• [Task goal] Copy all lines below exactly as written. Leave pictures out.

• [Charts and diagrams as code]
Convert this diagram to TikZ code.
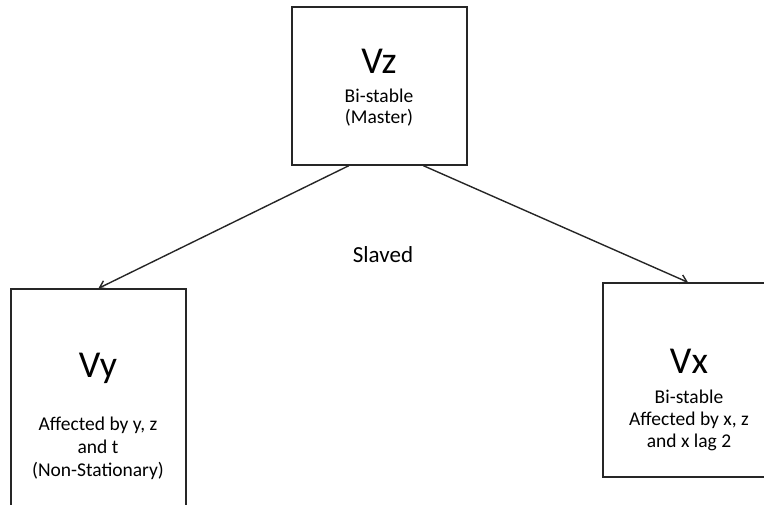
\documentclass[tikz,border=0pt]{standalone}
\usepackage{fontspec}
\setmainfont{Carlito}
\usetikzlibrary{arrows.meta,calc}
\tikzset{
  box/.style={draw=black!85, line width=1.4pt, rectangle, inner sep=0pt},
  big/.style={anchor=base, font=\fontsize{38}{40}\selectfont, inner sep=0pt},
  small/.style={anchor=base, font=\fontsize{19.5}{21}\selectfont, inner sep=0pt},
  mid/.style={anchor=base, font=\fontsize{23}{25}\selectfont, inner sep=0pt},
  link/.style={draw=black!85, line width=1.4pt, -{Straight Barb[angle=70:8pt]}}
}
\begin{document}
\begin{tikzpicture}[x=1pt,y=-1pt]
\useasboundingbox (0,0) rectangle (764,504);
\clip (0,0) rectangle (764,504);
% boxes
\node[box, minimum width=175pt, minimum height=158pt] (vz) at (379.5,86) {};
\node[box, minimum width=175pt, minimum height=241pt] (vy) at (98.5,409.5) {};
\node[box, minimum width=172pt, minimum height=194pt] (vx) at (689,380) {};
% texts
\node[big] (tz) at (379,73) {Vz};
\node[small] (tz1) at (379,102) {Bi-stable};
\node[small] (tz2) at (379,123) {(Master)};
\node[big] (ty) at (98,377) {Vy};
\node[small] (ty1) at (98,430) {Affected by y, z};
\node[small] (ty2) at (98,453) {and t};
\node[small] (ty3) at (98,476) {(Non-Stationary)};
\node[big] (tx) at (689,373) {Vx};
\node[small] (tx1) at (689,403) {Bi-stable};
\node[small] (tx2) at (689,425) {Affected by x, z};
\node[small] (tx3) at (689,447) {and x lag 2};
\node[mid] (sl) at (383,262) {Slaved};
% connectors
\draw[link] ($(vz.south west)!0.326!(vz.south east)$) -- (vy.north);
\draw[link] ($(vz.south west)!0.749!(vz.south east)$) -- ($(vx.north west)!0.494!(vx.north east)$);
\end{tikzpicture}
\end{document}
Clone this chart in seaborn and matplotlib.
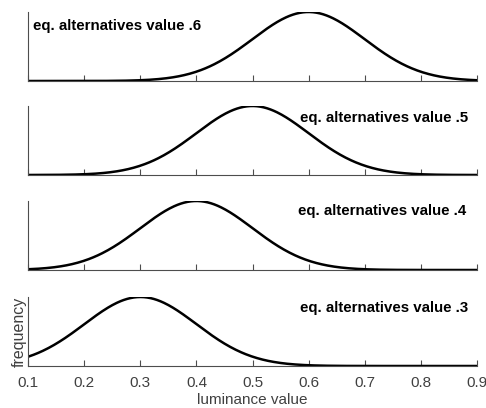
import numpy as np
import pandas as pd
import matplotlib
matplotlib.use("Agg")
import matplotlib.pyplot as plt
import seaborn as sns

# Equal-alternatives conditions: mean luminance of each distribution
alt_values = [0.6, 0.5, 0.4, 0.3]
alt_labels = ["eq. alternatives value .6", "eq. alternatives value .5",
              "eq. alternatives value .4", "eq. alternatives value .3"]
spread_sd = 0.1
x_ticks = [0.1, 0.2, 0.3, 0.4, 0.5, 0.6, 0.7, 0.8, 0.9]
x_ticklabels = ["0.1", "0.2", "0.3", "0.4", "0.5", "0.6", "0.7", "0.8", "0.9"]

sns.set_style("white")
plt.rcParams["font.family"] = ["Liberation Sans", "DejaVu Sans"]

lum = np.linspace(0.1, 0.9, 401)
frames = []
for v, lab in zip(alt_values, alt_labels):
    dens = np.exp(-0.5 * ((lum - v) / spread_sd) ** 2) / (spread_sd * np.sqrt(2 * np.pi))
    frames.append(pd.DataFrame({"luminance": lum, "frequency": dens, "cond": lab}))
df = pd.concat(frames, ignore_index=True)

fig = plt.figure(figsize=(4.86, 4.08), dpi=100)
W, H = 486, 408
left, right = 28.3 / W, 476.7 / W
panels = [(12, 81), (106, 175), (201, 270), (297, 366)]
# label placement: (x, y, ha)
label_pos = [(0.011, 0.80, "left"), (0.981, 0.83, "right"),
             (0.976, 0.85, "right"), (0.981, 0.84, "right")]

spine_col = "#4d4d4d"
for i, ((top, bot), lab) in enumerate(zip(panels, alt_labels)):
    ax = fig.add_axes([left, 1 - bot / H, right - left, (bot - top) / H])
    sub = df[df["cond"] == lab]
    sns.lineplot(data=sub, x="luminance", y="frequency", ax=ax,
                 color="black", linewidth=1.8)
    ax.set_xlim(0.1, 0.9)
    ax.set_ylim(0, sub["frequency"].max())
    ax.set_xticks(x_ticks)
    ax.set_yticks([])
    ax.tick_params(axis="x", direction="in", length=4, width=0.8, bottom=True,
                   colors=spine_col, labelcolor="#404040", labelsize=11, pad=7)
    for s in ["top", "right"]:
        ax.spines[s].set_visible(False)
    for s in ["left", "bottom"]:
        ax.spines[s].set_color(spine_col)
        ax.spines[s].set_linewidth(0.8)
    ax.set_ylabel("")
    ax.set_xlabel("")
    lx, ly, ha = label_pos[i]
    ax.text(lx, ly, lab, transform=ax.transAxes, ha=ha, va="center",
            fontsize=10.8, fontweight="bold", color="black")
    if i < 3:
        ax.set_xticklabels([])
    else:
        ax.set_xticklabels(x_ticklabels)
        ax.set_xlabel("luminance value", fontsize=11, color="#404040", labelpad=2)
        ax.set_ylabel("frequency", fontsize=11.5, color="#404040", labelpad=1)
    ax.patch.set_visible(False)

fig.savefig("out.png", dpi=100)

• [Final result]
Convert this diagram to TikZ code.
\documentclass[tikz,border=0pt]{standalone}
\usepackage{fontspec}
\setmainfont{Carlito}
\usetikzlibrary{arrows.meta,calc}
\tikzset{
  box/.style={draw=black!85, line width=1.4pt, rectangle, inner sep=0pt},
  big/.style={anchor=base, font=\fontsize{38}{40}\selectfont, inner sep=0pt},
  small/.style={anchor=base, font=\fontsize{19.5}{21}\selectfont, inner sep=0pt},
  mid/.style={anchor=base, font=\fontsize{23}{25}\selectfont, inner sep=0pt},
  link/.style={draw=black!85, line width=1.4pt, -{Straight Barb[angle=70:8pt]}}
}
\begin{document}
\begin{tikzpicture}[x=1pt,y=-1pt]
\useasboundingbox (0,0) rectangle (764,504);
\clip (0,0) rectangle (764,504);
% boxes
\node[box, minimum width=175pt, minimum height=158pt] (vz) at (379.5,86) {};
\node[box, minimum width=175pt, minimum height=241pt] (vy) at (98.5,409.5) {};
\node[box, minimum width=172pt, minimum height=194pt] (vx) at (689,380) {};
% texts
\node[big] (tz) at (379,73) {Vz};
\node[small] (tz1) at (379,102) {Bi-stable};
\node[small] (tz2) at (379,123) {(Master)};
\node[big] (ty) at (98,377) {Vy};
\node[small] (ty1) at (98,430) {Affected by y, z};
\node[small] (ty2) at (98,453) {and t};
\node[small] (ty3) at (98,476) {(Non-Stationary)};
\node[big] (tx) at (689,373) {Vx};
\node[small] (tx1) at (689,403) {Bi-stable};
\node[small] (tx2) at (689,425) {Affected by x, z};
\node[small] (tx3) at (689,447) {and x lag 2};
\node[mid] (sl) at (383,262) {Slaved};
% connectors
\draw[link] ($(vz.south west)!0.326!(vz.south east)$) -- (vy.north);
\draw[link] ($(vz.south west)!0.749!(vz.south east)$) -- ($(vx.north west)!0.494!(vx.north east)$);
\end{tikzpicture}
\end{document}
Clone this chart in seaborn and matplotlib.
import numpy as np
import pandas as pd
import matplotlib
matplotlib.use("Agg")
import matplotlib.pyplot as plt
import seaborn as sns

# Equal-alternatives conditions: mean luminance of each distribution
alt_values = [0.6, 0.5, 0.4, 0.3]
alt_labels = ["eq. alternatives value .6", "eq. alternatives value .5",
              "eq. alternatives value .4", "eq. alternatives value .3"]
spread_sd = 0.1
x_ticks = [0.1, 0.2, 0.3, 0.4, 0.5, 0.6, 0.7, 0.8, 0.9]
x_ticklabels = ["0.1", "0.2", "0.3", "0.4", "0.5", "0.6", "0.7", "0.8", "0.9"]

sns.set_style("white")
plt.rcParams["font.family"] = ["Liberation Sans", "DejaVu Sans"]

lum = np.linspace(0.1, 0.9, 401)
frames = []
for v, lab in zip(alt_values, alt_labels):
    dens = np.exp(-0.5 * ((lum - v) / spread_sd) ** 2) / (spread_sd * np.sqrt(2 * np.pi))
    frames.append(pd.DataFrame({"luminance": lum, "frequency": dens, "cond": lab}))
df = pd.concat(frames, ignore_index=True)

fig = plt.figure(figsize=(4.86, 4.08), dpi=100)
W, H = 486, 408
left, right = 28.3 / W, 476.7 / W
panels = [(12, 81), (106, 175), (201, 270), (297, 366)]
# label placement: (x, y, ha)
label_pos = [(0.011, 0.80, "left"), (0.981, 0.83, "right"),
             (0.976, 0.85, "right"), (0.981, 0.84, "right")]

spine_col = "#4d4d4d"
for i, ((top, bot), lab) in enumerate(zip(panels, alt_labels)):
    ax = fig.add_axes([left, 1 - bot / H, right - left, (bot - top) / H])
    sub = df[df["cond"] == lab]
    sns.lineplot(data=sub, x="luminance", y="frequency", ax=ax,
                 color="black", linewidth=1.8)
    ax.set_xlim(0.1, 0.9)
    ax.set_ylim(0, sub["frequency"].max())
    ax.set_xticks(x_ticks)
    ax.set_yticks([])
    ax.tick_params(axis="x", direction="in", length=4, width=0.8, bottom=True,
                   colors=spine_col, labelcolor="#404040", labelsize=11, pad=7)
    for s in ["top", "right"]:
        ax.spines[s].set_visible(False)
    for s in ["left", "bottom"]:
        ax.spines[s].set_color(spine_col)
        ax.spines[s].set_linewidth(0.8)
    ax.set_ylabel("")
    ax.set_xlabel("")
    lx, ly, ha = label_pos[i]
    ax.text(lx, ly, lab, transform=ax.transAxes, ha=ha, va="center",
            fontsize=10.8, fontweight="bold", color="black")
    if i < 3:
        ax.set_xticklabels([])
    else:
        ax.set_xticklabels(x_ticklabels)
        ax.set_xlabel("luminance value", fontsize=11, color="#404040", labelpad=2)
        ax.set_ylabel("frequency", fontsize=11.5, color="#404040", labelpad=1)
    ax.patch.set_visible(False)

fig.savefig("out.png", dpi=100)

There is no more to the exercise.